Chairman Cordero Addresses the Congressional Ports Caucus
March 23, 2015
In his March 17, 2015 remarks before the Congressional Ports Caucus, Chairman Cordero discussed the growth in U.S. ocean commerce, the congestion challenges facing U.S. ports and the prospects for resolving those problems. He also addressed the need to fund and implement improvements to deteriorating port-related infrastructure, including the use of the Harbor Maintenance Trust Fund.
Chairman Cordero noted that U.S. ocean commerce is continuously expanding, with the world’s container port volume now twice as large as it was 10 years ago. Also, vessels that have been added to the world’s fleets include vessels with capacities of 19,000 TEUs. Currently, the Ports of Los Angeles and Long Beach are serving vessels that can carry 14,500 TEUs.
The Chairman underscored that the thousands of containers that are discharged at one time from such vessels presents a huge challenge to terminal operators and port drayage truckers. The difficulties in the handling of such container volumes also exacerbates problems caused by insufficient chassis availability, trucker shortages, and lack of adequate investment in port-related infrastructure.
The Chairman explained to the Caucus members that the Commission had heard complaints from all sectors of the supply chain. The most troubling being those by American farmers that have lost entire export shipments due to spoilage or experienced great losses in cargo value because shipments cannot be loaded in time to get them to foreign markets.
Though significant port congestion problems must be addressed, Chairman Cordero highlighted a distinctly positive development: the joint efforts of the Port of Long Beach and Orient Overseas Container Line to build a state-of-the-art marine terminal facility at the Long Beach Container Terminal.
The Chairman was also pleased to acknowledge efforts by Pasha Stevedoring & Terminals L.P. and the Port of Los Angeles to develop operations at the Port’s Navy Way yard that will allow containers from major customers to be quickly moved to the outlying area where truckers can quickly move containers that are destined for inland distribution centers.
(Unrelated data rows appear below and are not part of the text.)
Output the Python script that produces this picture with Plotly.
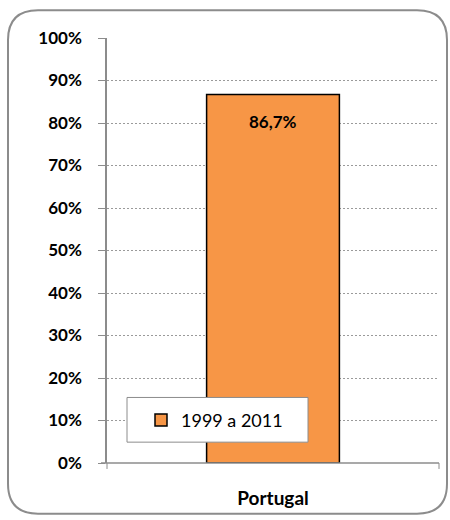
import plotly.graph_objects as go

categories = ["Portugal"]
values = [86.7]
series_name = "1999 a 2011"
y_ticks = [0, 10, 20, 30, 40, 50, 60, 70, 80, 90, 100]
y_tick_labels = [f"{t}%" for t in y_ticks]

W, H = 450, 520
L, R, T, B = 107, 11, 38, 54
pw, ph = W - L - R, H - T - B
FONT = "Lato"

def px_x(x):
    return (x - L) / pw

def px_y(y):
    return (H - B - y) / ph

fig = go.Figure()
fig.add_trace(go.Bar(
    x=categories, y=values, name=series_name,
    marker=dict(color="#F79646", line=dict(color="black", width=1.5)),
    width=0.4, showlegend=True,
))

for c, v in zip(categories, values):
    fig.add_annotation(x=c, y=v, text="<b>" + f"{v:.1f}".replace(".", ",") + "%</b>",
                       showarrow=False, yanchor="middle", yshift=-27,
                       font=dict(size=17, color="black", family=FONT))

# Outer rounded border
x0, x1 = px_x(8), px_x(447)
y0, y1 = px_y(517), px_y(10)
rx, ry = 30 / pw, 30 / ph
path = (f"M {x0+rx},{y1} L {x1-rx},{y1} Q {x1},{y1} {x1},{y1-ry} "
        f"L {x1},{y0+ry} Q {x1},{y0} {x1-rx},{y0} L {x0+rx},{y0} "
        f"Q {x0},{y0} {x0},{y0+ry} L {x0},{y1-ry} Q {x0},{y1} {x0+rx},{y1} Z")
shapes = [dict(type="path", path=path, xref="paper", yref="paper",
               line=dict(color="#8c8c8c", width=2), layer="below")]
# legend box
shapes.append(dict(type="rect", xref="paper", yref="paper",
                   x0=px_x(127), x1=px_x(308), y0=px_y(445), y1=px_y(400),
                   line=dict(color="#8c8c8c", width=1), fillcolor="white", layer="above"))
# bottom axis ticks
for xx in [107, 439]:
    shapes.append(dict(type="line", xref="paper", yref="paper",
                       x0=px_x(xx), x1=px_x(xx), y0=0, y1=px_y(472),
                       line=dict(color="#8c8c8c", width=1)))
shapes.append(dict(type="line", xref="paper", yref="paper",
                   x0=px_x(101), x1=1, y0=0, y1=0,
                   line=dict(color="#8c8c8c", width=1.5)))

fig.update_layout(
    width=W, height=H,
    margin=dict(l=L, r=R, t=T, b=B),
    paper_bgcolor="white", plot_bgcolor="white",
    shapes=shapes,
    showlegend=True,
    legend=dict(x=px_x(141), y=px_y(423), xanchor="left", yanchor="middle",
                bgcolor="rgba(0,0,0,0)", borderwidth=0,
                font=dict(size=18, color="black", family=FONT),
                itemwidth=30),
    font=dict(family=FONT, color="black"),
)
fig.update_yaxes(
    range=[0, 100], tickvals=y_ticks, ticktext=y_tick_labels,
    showgrid=True, gridcolor="#9a9a9a", griddash="2px,2px", gridwidth=1,
    showline=True, linecolor="#8c8c8c", linewidth=1.5,
    ticks="outside", ticklen=7, tickcolor="#8c8c8c",
    tickfont=dict(size=17, family=FONT, color="black", weight="bold"),
    ticklabelstandoff=13, zeroline=False,
)
fig.update_xaxes(
    showline=False, ticks="", showgrid=False,
    tickfont=dict(size=19, family=FONT, color="black", weight="bold"),
    ticklabelstandoff=22,
)
fig.write_html("out.html", config={"displayModeBar": False},
               post_script="document.body.style.margin='0';")
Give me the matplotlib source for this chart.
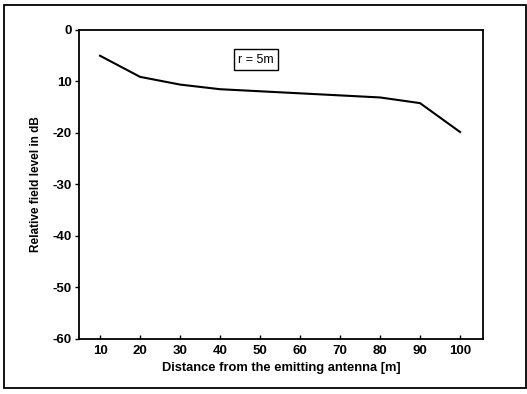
import matplotlib.pyplot as plt
from matplotlib.patches import Rectangle

# distance from antenna (m) and relative field level (dB)
distance = [10, 20, 30, 40, 50, 60, 70, 80, 90, 100]
level = [-5.0, -9.1, -10.6, -11.5, -11.9, -12.3, -12.7, -13.1, -14.2, -19.8]

y_ticks = [0, -10, -20, -30, -40, -50, -60]
y_labels = ["0", "10", "-20", "-30", "-40", "-50", "-60"]
x_ticks = [10, 20, 30, 40, 50, 60, 70, 80, 90, 100]

plt.rcParams['font.family'] = ['Liberation Sans', 'DejaVu Sans']

fig = plt.figure(figsize=(5.27, 3.94), dpi=100)
ax = fig.add_axes([0.150, 0.1396, 0.7665, 0.7843])

ax.plot(distance, level, color='black', linewidth=1.5)

ax.set_xlim(4.75, 105.75)
ax.set_ylim(-60, 0)
ax.set_xticks(x_ticks)
ax.set_yticks(y_ticks)
ax.set_yticklabels(y_labels)
ax.tick_params(axis='both', labelsize=9.5, width=1, length=3, pad=2)
ax.tick_params(axis='x', direction='in', pad=4)
for lbl in ax.get_xticklabels() + ax.get_yticklabels():
    lbl.set_fontweight('bold')
for s in ax.spines.values():
    s.set_linewidth(1.3)

ax.set_xlabel("Distance from the emitting antenna [m]", fontsize=9.3,
              fontweight='bold', labelpad=4)
ax.set_ylabel("Relative field level in dB", fontsize=8.5,
              fontweight='bold', labelpad=8)

# r = 5m label box
ax.text(49.0, -5.8, "r = 5m", fontsize=9, ha='center', va='center',
        bbox=dict(boxstyle='square,pad=0.35', facecolor='white',
                  edgecolor='black', linewidth=1))

# outer frame around the whole figure
fig.patches.append(Rectangle((0.008, 0.015), 0.99, 0.972, transform=fig.transFigure,
                             fill=False, edgecolor='black', linewidth=1.3))

fig.savefig("out.png", dpi=100)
Pasha and the Port of Long Beach are developing a similar operation at the Port of Long Beach Pier S facility.
Chairman Cordero assured the Caucus members that the Commission is doing what it can to help resolve congestion issues, including its grant of a request by the Ports of Los Angeles and Long Beach for expedited review of an amendment to their cooperative working agreement permitting them to address the systemic causes of port congestion.
The Chairman emphasized that the long-term competitiveness of America’s ports also depends on adequate investment in port-related infrastructure and that funding sources need to be identified and activated, including better utilization of the Harbor Maintenance Trust Fund.